Mr Pridmore was adamant the spate of incidents on the road should not be put down to speeding.
He said: “My wife was going at 45 mph and the coroner found Hannah Yates was doing about the same.
“In fact, we were going so slowly we did not have seatbelt marks on us.
“Looking back, it could so easily have been four deaths. Had there been a barrier, we would not have gone in the water and would have been able to wait on the riverbank for assistance.
“Instead, once you are in the water, you can hold your breath for 20 to 30 seconds.
“If there is no barrier installed, I can assure you there will be another tragedy.”
A delegation led by Graham Chappell, founder of road safety group Fenland Road Safety Campaign (Charlotte’s Way), and including Mr Yates, Mr Pridmore and Cambridgeshire County Council Leader Martin Curtis, will meet with Simon Machen, Peterborough City Council’s director of regeneration and growth, on Thursday to discuss the North Bank.
A 250 metre stretch of barrier will cost £45,000, which Charlotte’s Way has already raised £8,000 towards.
Mr Chappell said: “We hope the meeting will make further progress towards getting the barriers installed.
“If there are still doubts in the minds of the officials, we will address these doubts until we overcome them.
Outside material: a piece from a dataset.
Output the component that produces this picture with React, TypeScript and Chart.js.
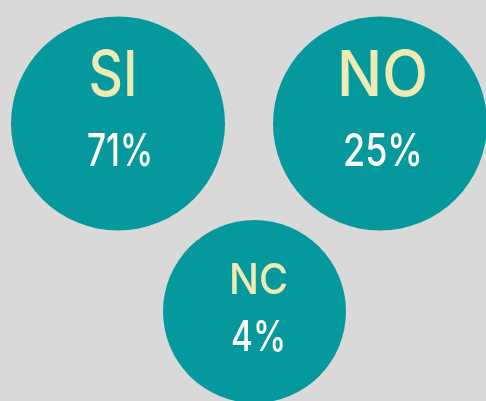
import React, { useEffect, useRef } from "react";
import { Chart, registerables } from "chart.js";

Chart.register(...registerables);

const categories = ["SI", "NO", "NC"];
const values = [71, 25, 4];
const xPos = [118, 380, 254.5];
const yPos = [123.5, 123.5, 311.5];
const radii = [107, 107, 91.5];
const labelSizes = [63, 63, 43];
const pctSizes = [45, 45, 43];
const labelWidths = [49, 91, 59];
const pctWidths = [66, 80, 55];
const labelDx = [-5, 2.5, 4];
const pctDx = [2, 3, 4];
const labelDy = [-27.5, -27.5, -17.5];
const pctDy = [42.5, 42.5, 39.5];

const BG = "#d9d9d9";
const TEAL = "#05989c";
const YELLOW = "#eeeab4";
const FONT = "Inter, 'Open Sans', sans-serif";

const textPlugin = {
  id: "bubbleText",
  afterDatasetsDraw(chart: any) {
    const ctx = chart.ctx;
    const meta = chart.getDatasetMeta(0);
    ctx.save();
    ctx.textAlign = "center";
    ctx.textBaseline = "alphabetic";
    meta.data.forEach((el: any, i: number) => {
      ctx.fillStyle = YELLOW;
      ctx.font = `500 ${labelSizes[i]}px ${FONT}`;
      ctx.fillText(categories[i], el.x + labelDx[i], el.y + labelDy[i], labelWidths[i]);
      ctx.fillStyle = "#ffffff";
      ctx.font = `500 ${pctSizes[i]}px ${FONT}`;
      ctx.fillText(`${values[i]}%`, el.x + pctDx[i], el.y + pctDy[i], pctWidths[i]);
    });
    ctx.restore();
  },
};

export default function App() {
  const ref = useRef<HTMLCanvasElement | null>(null);
  useEffect(() => {
    document.body.style.margin = "0";
    document.body.style.background = BG;
    const chart = new Chart(ref.current as HTMLCanvasElement, {
      type: "bubble",
      data: {
        labels: categories,
        datasets: [
          {
            data: categories.map((_, i) => ({ x: xPos[i], y: yPos[i], r: radii[i] })),
            backgroundColor: TEAL,
            borderWidth: 0,
            hoverRadius: 0,
            clip: false,
          } as any,
        ],
      },
      options: {
        animation: false,
        responsive: false,
        maintainAspectRatio: false,
        layout: { padding: 0, autoPadding: false },
        plugins: { legend: { display: false }, tooltip: { enabled: false } },
        events: [],
        scales: {
          x: { type: "linear", display: false, min: 0, max: 486 },
          y: { type: "linear", display: false, min: 0, max: 401, reverse: true },
        },
      } as any,
      plugins: [textPlugin],
    });
    return () => chart.destroy();
  }, []);
  return (
    <div style={{ width: 486, height: 401, background: BG }}>
      <canvas ref={ref} width={486} height={401} style={{ display: "block" }} />
    </div>
  );
}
“What has happened in the past month, the number of accidents, is extraordinary. We need the barriers now.
“If there are no barriers in place, regardless of effective speed regulation, there will be further fatalities.
“You are passing a death sentence on any number of people in the future.
“The argument that barriers can cause incidents through cars bouncing back does not bare comparison to the dangers of river immersion incidents.
“Once you are in the river, you have a better chance of survival playing Russian Roulette.”
Colin Martin, a work colleague of Phil Yates, has set up the Hannah Yates Memorial Fund, which has so far raised more than £1,600.
The steel worker was friends with Lesley George, who was killed on the North Bank in 2008.
He said: “Today we have raised awareness of our campaign and lots of people have signed the petition.
“Until something is done it is only a matter of time before someone else dies.”
Scott Prentice, a friend of Hannah’s from work, held up a placard throughout the protest emblazoned with the words “barriers would help”.
Together with his girlfriend Amy Sprouse, he visited Peterborough MP Stuart Jackson to raise awareness of the North Bank yesterday.
The pair has started fundraising for Charlotte’s Way - Miss Sprouse plans on doing a sponsored skydive in February.
He said: “She was a very close friend of mine. I don’t want what’s happened to Hannah to happen to anyone else.
“I don’t want any other families of victims to have to go through that pain.”
The demonstration attracted a broad range of people who were determined to lend their support to the campaign.
Brian Parker, 61, of Whittlesey, said: “I use the road both on a car and on a motorbike.
“My wife tells me she does not want me travelling down it anymore.
“It’s not rocket science what they need to do to make it safer. What they need is a safety barrier.
“The money needs to be found now. It’s not enough to have a three month feasibility study.”